Pre-plan for transport incidents

Control Measure Knowledge

See National Operational Guidance: Operations – Risk Information gathering

The transport environment should be considered when fire and rescue authorities are identifying local sites for the production of Site-Specific Risk Information (SSRI) and emergency response plans. The information gathering process should consider the community risk registers, produced by statutory resilience forums, and other appropriate local risk analysis.

Fire and rescue services should ensure that the planned operational response to transport incidents is sufficient to allow relevant safe systems of work to be implemented. A task analysis of various transport scenarios will enable a fire and rescue service to plan an effective response. This, together with any known site-specific information, will provide a risk-based assessment of the predetermined response. Pre-planning should also consider lessons and recommendations from public inquiries into transport incidents, formal incident debriefs and case studies.

As part of the pre-planning process, the predetermined response should include the need for other agencies, including the emergency services, along with specialist equipment, vehicles, advice or assistance.


Fire and rescue services should assist in developing procedures for dealing with emergency situations at aerodromes where they may become involved. This should be included in the emergency orders of an aerodrome emergency plan.

The purpose of the aerodrome emergency plan is to provide emergency responders and other agencies with information about their responsibilities. The plan ensures the required information is easily identifiable and covers every aspect of emergency planning and emergency response for an aerodrome.

The aerodrome emergency plan should describe the procedures for co-ordinating the response of:

  • Aerodrome agencies, including rescue and fire fighting services (RFFS)
  • Agencies or services, including ground handlers, airlines and security services
  • Agencies in the surrounding community that could provide emergency assistance

Fire and rescue services should ensure that personnel are aware of the hazards and have safe systems of work when attending incidents on an aerodrome or when dealing with an aircraft accident. Air industry partners will have facilities to support any risk information gathering for hazards that may be encountered.

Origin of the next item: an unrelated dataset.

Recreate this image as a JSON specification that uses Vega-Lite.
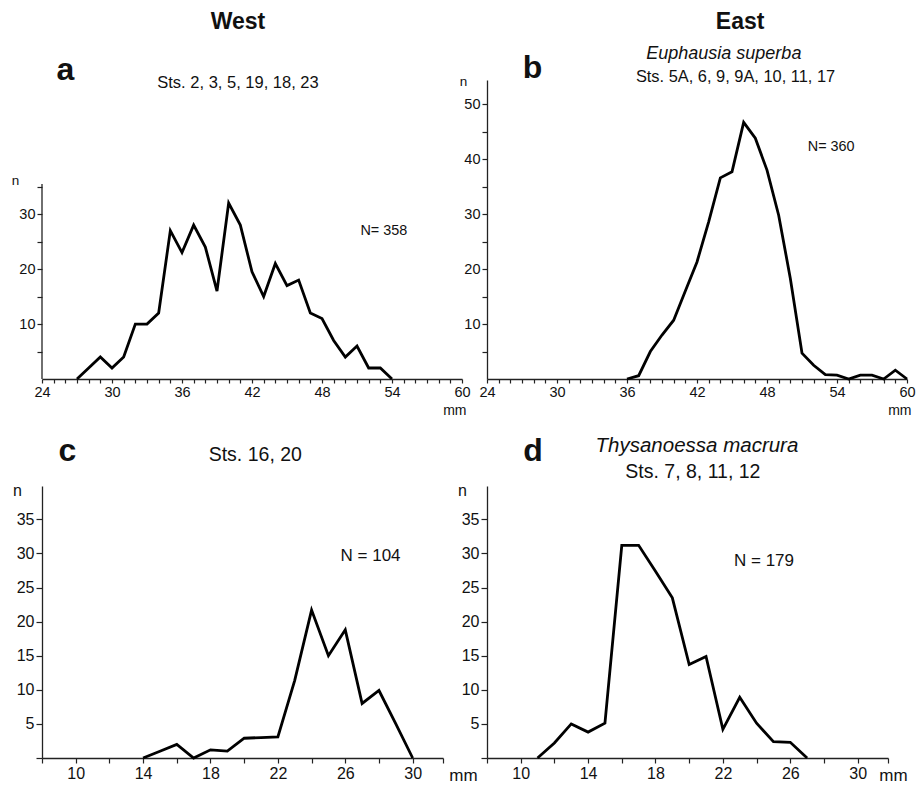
{
  "$schema": "https://vega.github.io/schema/vega-lite/v6.json",
  "autosize": {"type": "pad"},
  "padding": {"left": 11, "top": 10, "right": 0, "bottom": 0},
  "background": "white",
  "config": {
    "view": {"stroke": null},
    "axis": {
      "grid": false,
      "domainColor": "#222",
      "tickColor": "#222",
      "domainWidth": 1.3,
      "tickWidth": 1.2,
      "labelColor": "#111",
      "titleColor": "#111",
      "titleFontWeight": "normal",
      "labelFont": "Liberation Sans",
      "titleFont": "Liberation Sans"
    },
    "text": {"color": "#111", "font": "Liberation Sans"}
  },
  "datasets": {
    "a": [
      {"mm": 27, "n": 0}, {"mm": 28, "n": 2}, {"mm": 29, "n": 4}, {"mm": 30, "n": 2},
      {"mm": 31, "n": 4}, {"mm": 32, "n": 10}, {"mm": 33, "n": 10}, {"mm": 34, "n": 12},
      {"mm": 35, "n": 27}, {"mm": 36, "n": 23}, {"mm": 37, "n": 28}, {"mm": 38, "n": 24},
      {"mm": 39, "n": 16}, {"mm": 40, "n": 32}, {"mm": 41, "n": 28}, {"mm": 42, "n": 19.5},
      {"mm": 43, "n": 15}, {"mm": 44, "n": 21}, {"mm": 45, "n": 17}, {"mm": 46, "n": 18},
      {"mm": 47, "n": 12}, {"mm": 48, "n": 11}, {"mm": 49, "n": 7}, {"mm": 50, "n": 4},
      {"mm": 51, "n": 6}, {"mm": 52, "n": 2}, {"mm": 53, "n": 2}, {"mm": 54, "n": 0}
    ],
    "b": [
      {"mm": 36, "n": 0}, {"mm": 37, "n": 0.6}, {"mm": 38, "n": 5}, {"mm": 39, "n": 8},
      {"mm": 40, "n": 10.7}, {"mm": 41, "n": 16}, {"mm": 42, "n": 21.3}, {"mm": 43, "n": 28.6},
      {"mm": 44, "n": 36.6}, {"mm": 45, "n": 37.7}, {"mm": 46, "n": 46.7}, {"mm": 47, "n": 43.8},
      {"mm": 48, "n": 38}, {"mm": 49, "n": 29.8}, {"mm": 50, "n": 18.3}, {"mm": 51, "n": 4.7},
      {"mm": 52, "n": 2.5}, {"mm": 53, "n": 0.8}, {"mm": 54, "n": 0.7}, {"mm": 55, "n": 0},
      {"mm": 56, "n": 0.7}, {"mm": 57, "n": 0.7}, {"mm": 58, "n": 0}, {"mm": 59, "n": 1.6},
      {"mm": 60, "n": 0}
    ],
    "c": [
      {"mm": 14, "n": 0}, {"mm": 15, "n": 1}, {"mm": 16, "n": 2}, {"mm": 17, "n": 0},
      {"mm": 18, "n": 1.2}, {"mm": 19, "n": 1}, {"mm": 20, "n": 2.9}, {"mm": 21, "n": 3},
      {"mm": 22, "n": 3.1}, {"mm": 23, "n": 11.4}, {"mm": 24, "n": 21.7}, {"mm": 25, "n": 15},
      {"mm": 26, "n": 18.8}, {"mm": 27, "n": 8}, {"mm": 28, "n": 9.9}, {"mm": 29, "n": 5},
      {"mm": 30, "n": 0}
    ],
    "d": [
      {"mm": 11, "n": 0}, {"mm": 12, "n": 2.2}, {"mm": 13, "n": 5}, {"mm": 14, "n": 3.8},
      {"mm": 15, "n": 5.1}, {"mm": 16, "n": 31.2}, {"mm": 17, "n": 31.2}, {"mm": 18, "n": 27.4},
      {"mm": 19, "n": 23.5}, {"mm": 20, "n": 13.7}, {"mm": 21, "n": 14.9}, {"mm": 22, "n": 4.2},
      {"mm": 23, "n": 8.9}, {"mm": 24, "n": 5.1}, {"mm": 25, "n": 2.4}, {"mm": 26, "n": 2.3},
      {"mm": 27, "n": 0}
    ]
  },
  "bounds": "flush",
  "columns": 2,
  "spacing": {"row": 107, "column": 25},
  "concat": [
    {
      "width": 420,
      "height": 299,
      "data": {"name": "a"},
      "layer": [
        {
          "mark": {"type": "line", "color": "#000", "strokeWidth": 2.8, "strokeJoin": "miter"},
          "encoding": {
            "x": {"field": "mm", "type": "quantitative",
              "scale": {"domain": [24, 60], "nice": false, "zero": false},
              "axis": {"values": [24,25,26,27,28,29,30,31,32,33,34,35,36,37,38,39,40,41,42,43,44,45,46,47,48,49,50,51,52,53,54,55,56,57,58,59,60],
                "tickCount": 200, "format": "d",
                "labelExpr": "datum.value % 6 == 0 ? datum.label : ''",
                "labelOverlap": false, "labelBound": false,
                "tickSize": 4, "labelPadding": 2, "labelFontSize": 14.5, "labelFlush": false,
                "title": "mm", "titleFontSize": 14, "titleX": 424, "titleY": 31, "titleAlign": "right", "titleBaseline": "middle", "titleAnchor": null}},
            "y": {"field": "n", "type": "quantitative",
              "scale": {"domain": [0, 54.4], "nice": false},
              "axis": {"values": [5,10,15,20,25,30,35], "domain": false,
                "tickCount": 200, "format": "d",
                "labelExpr": "datum.value % 10 == 0 ? datum.label : ''",
                "labelOverlap": false, "labelBound": false,
                "tickSize": 5, "labelPadding": 2, "labelFontSize": 14.5,
                "title": "n", "titleAngle": 0, "titleFontSize": 13.5, "titleX": -27, "titleY": 100, "titleAlign": "center", "titleBaseline": "middle"}}
          }
        },
        {
          "data": {"values": [{}]},
          "mark": {"type": "rule", "color": "#222", "strokeWidth": 1.3},
          "encoding": {"x": {"datum": 24}, "y": {"datum": 0}, "y2": {"datum": 35.5}}
        },
        {
          "data": {"values": [{}]},
          "mark": {"type": "text", "text": "N= 358", "fontSize": 14.4},
          "encoding": {"x": {"datum": 53.3}, "y": {"datum": 26.9}}
        },
        {
          "data": {"values": [{}]},
          "mark": {"type": "text", "text": "West", "fontSize": 23, "fontWeight": "bold"},
          "encoding": {"x": {"datum": 40.8}, "y": {"datum": 65}}
        },
        {
          "data": {"values": [{}]},
          "mark": {"type": "text", "text": "a", "fontSize": 32, "fontWeight": "bold"},
          "encoding": {"x": {"datum": 26.0}, "y": {"datum": 56.3}}
        },
        {
          "data": {"values": [{}]},
          "mark": {"type": "text", "text": "Sts. 2, 3, 5, 19, 18, 23", "fontSize": 16.5},
          "encoding": {"x": {"datum": 40.8}, "y": {"datum": 53.8}}
        }
      ]
    },
    {
      "width": 420,
      "height": 299,
      "data": {"name": "b"},
      "layer": [
        {
          "mark": {"type": "line", "color": "#000", "strokeWidth": 2.8, "strokeJoin": "miter"},
          "encoding": {
            "x": {"field": "mm", "type": "quantitative",
              "scale": {"domain": [24, 60], "nice": false, "zero": false},
              "axis": {"values": [24,25,26,27,28,29,30,31,32,33,34,35,36,37,38,39,40,41,42,43,44,45,46,47,48,49,50,51,52,53,54,55,56,57,58,59,60],
                "tickCount": 200, "format": "d",
                "labelExpr": "datum.value % 6 == 0 ? datum.label : ''",
                "labelOverlap": false, "labelBound": false,
                "tickSize": 4, "labelPadding": 2, "labelFontSize": 14.5, "labelFlush": false,
                "title": "mm", "titleFontSize": 14, "titleX": 424, "titleY": 31, "titleAlign": "right", "titleBaseline": "middle", "titleAnchor": null}},
            "y": {"field": "n", "type": "quantitative",
              "scale": {"domain": [0, 54.4], "nice": false},
              "axis": {"values": [5,10,15,20,25,30,35,40,45,50],
                "tickCount": 200, "format": "d",
                "labelExpr": "datum.value % 10 == 0 ? datum.label : ''",
                "labelOverlap": false, "labelBound": false,
                "tickSize": 5, "labelPadding": 2, "labelFontSize": 14.5,
                "title": "n", "titleAngle": 0, "titleFontSize": 13.5, "titleX": -24, "titleY": 1, "titleAlign": "center", "titleBaseline": "middle"}}
          }
        },
        {
          "data": {"values": [{}]},
          "mark": {"type": "text", "text": "N= 360", "fontSize": 14.4},
          "encoding": {"x": {"datum": 53.5}, "y": {"datum": 42.3}}
        },
        {
          "data": {"values": [{}]},
          "mark": {"type": "text", "text": "East", "fontSize": 23, "fontWeight": "bold"},
          "encoding": {"x": {"datum": 45.7}, "y": {"datum": 65}}
        },
        {
          "data": {"values": [{}]},
          "mark": {"type": "text", "text": "b", "fontSize": 32, "fontWeight": "bold"},
          "encoding": {"x": {"datum": 27.9}, "y": {"datum": 56.5}}
        },
        {
          "data": {"values": [{}]},
          "mark": {"type": "text", "text": "Euphausia superba", "fontSize": 18, "fontStyle": "italic"},
          "encoding": {"x": {"datum": 44.3}, "y": {"datum": 59.2}}
        },
        {
          "data": {"values": [{}]},
          "mark": {"type": "text", "text": "Sts. 5A, 6, 9, 9A, 10, 11, 17", "fontSize": 16.4},
          "encoding": {"x": {"datum": 45.3}, "y": {"datum": 55}}
        }
      ]
    },
    {
      "width": 401,
      "height": 272,
      "data": {"name": "c"},
      "layer": [
        {
          "mark": {"type": "line", "color": "#000", "strokeWidth": 2.8, "strokeJoin": "miter"},
          "encoding": {
            "x": {"field": "mm", "type": "quantitative",
              "scale": {"domain": [8, 31.8], "nice": false, "zero": false},
              "axis": {"values": [8,10,12,14,16,18,20,22,24,26,28,30,31.8],
                "tickCount": 200, "format": "d",
                "labelExpr": "(datum.value >= 10 && datum.value <= 30 && (datum.value - 10) % 4 == 0) ? datum.label : ''",
                "labelOverlap": false, "labelBound": false,
                "tickSize": 5, "labelPadding": 2, "labelFontSize": 16, "labelFlush": false,
                "title": "mm", "titleFontSize": 17, "titleX": 421, "titleY": 17, "titleAlign": "center", "titleBaseline": "middle", "titleAnchor": null}},
            "y": {"field": "n", "type": "quantitative",
              "scale": {"domain": [0, 39.9], "nice": false},
              "axis": {"values": [0,5,10,15,20,25,30,35],
                "tickCount": 200, "format": "d",
                "labelExpr": "datum.value > 0 ? datum.label : ''",
                "labelOverlap": false, "labelBound": false,
                "tickSize": 6, "labelPadding": 2, "labelFontSize": 16,
                "title": "n", "titleAngle": 0, "titleFontSize": 16, "titleX": -25, "titleY": 4, "titleAlign": "center", "titleBaseline": "middle"}}
          }
        },
        {
          "data": {"values": [{}]},
          "mark": {"type": "text", "text": "N = 104", "fontSize": 17},
          "encoding": {"x": {"datum": 27.5}, "y": {"datum": 29.6}}
        },
        {
          "data": {"values": [{}]},
          "mark": {"type": "text", "text": "c", "fontSize": 32, "fontWeight": "bold"},
          "encoding": {"x": {"datum": 9.5}, "y": {"datum": 45.0}}
        },
        {
          "data": {"values": [{}]},
          "mark": {"type": "text", "text": "Sts. 16, 20", "fontSize": 19.5},
          "encoding": {"x": {"datum": 20.66}, "y": {"datum": 44.4}}
        }
      ]
    },
    {
      "width": 401,
      "height": 272,
      "data": {"name": "d"},
      "layer": [
        {
          "mark": {"type": "line", "color": "#000", "strokeWidth": 2.8, "strokeJoin": "miter"},
          "encoding": {
            "x": {"field": "mm", "type": "quantitative",
              "scale": {"domain": [8, 31.8], "nice": false, "zero": false},
              "axis": {"values": [8,10,12,14,16,18,20,22,24,26,28,30,31.8],
                "tickCount": 200, "format": "d",
                "labelExpr": "(datum.value >= 10 && datum.value <= 30 && (datum.value - 10) % 4 == 0) ? datum.label : ''",
                "labelOverlap": false, "labelBound": false,
                "tickSize": 5, "labelPadding": 2, "labelFontSize": 16, "labelFlush": false,
                "title": "mm", "titleFontSize": 17, "titleX": 406, "titleY": 17, "titleAlign": "center", "titleBaseline": "middle", "titleAnchor": null}},
            "y": {"field": "n", "type": "quantitative",
              "scale": {"domain": [0, 39.9], "nice": false},
              "axis": {"values": [0,5,10,15,20,25,30,35],
                "tickCount": 200, "format": "d",
                "labelExpr": "datum.value > 0 ? datum.label : ''",
                "labelOverlap": false, "labelBound": false,
                "tickSize": 6, "labelPadding": 2, "labelFontSize": 16,
                "title": "n", "titleAngle": 0, "titleFontSize": 16, "titleX": -25, "titleY": 4, "titleAlign": "center", "titleBaseline": "middle"}}
          }
        },
        {
          "data": {"values": [{}]},
          "mark": {"type": "text", "text": "N = 179", "fontSize": 17},
          "encoding": {"x": {"datum": 24.44}, "y": {"datum": 28.85}}
        },
        {
          "data": {"values": [{}]},
          "mark": {"type": "text", "text": "d", "fontSize": 32, "fontWeight": "bold"},
          "encoding": {"x": {"datum": 10.73}, "y": {"datum": 45.0}}
        },
        {
          "data": {"values": [{}]},
          "mark": {"type": "text", "text": "Thysanoessa macrura", "fontSize": 20.5, "fontStyle": "italic"},
          "encoding": {"x": {"datum": 20.46}, "y": {"datum": 45.7}}
        },
        {
          "data": {"values": [{}]},
          "mark": {"type": "text", "text": "Sts. 7, 8, 11, 12", "fontSize": 19.5},
          "encoding": {"x": {"datum": 20.22}, "y": {"datum": 41.9}}
        }
      ]
    }
  ]
}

Fire and rescue services should maintain knowledge of the intervention strategies designed for the rail network and be aware of the environment they will be operating in. Issues associated with communication, confined spaces, travel distances and manual handling may be addressed by pre-planning and predetermining the appropriate initial response. For complex environments, pre-planning and testing communication arrangements should be carried out.

Pre-planning will require appropriate liaison with rail operating companies or freight operating companies to establish best practice and a joint understanding of risk and response. This is particularly relevant to:

  • Rail tracks
  • Rail environment
  • Rail depots
  • Sidings
  • Tunnels
  • Rail vehicles including their loads


Fire and rescue services should produce multi-agency response plans for incidents that cause disruption to major road networks. The plans should detail the emergency and recovery phase roles and responsibilities of each agency.


Fire and rescue services should develop an appropriate understanding of the design, construction, nature of use and occupancy of ports, docks, harbours, marinas and inland waterways in their area. Port emergency plans should provide emergency responders and other agencies with the information they need for incidents within these environments.

Pre-planning and multi-agency training or exercises, with port and harbour authorities, should help to establish good working relationships and assist fire and rescue services in defining tactical response plans for waterways incidents.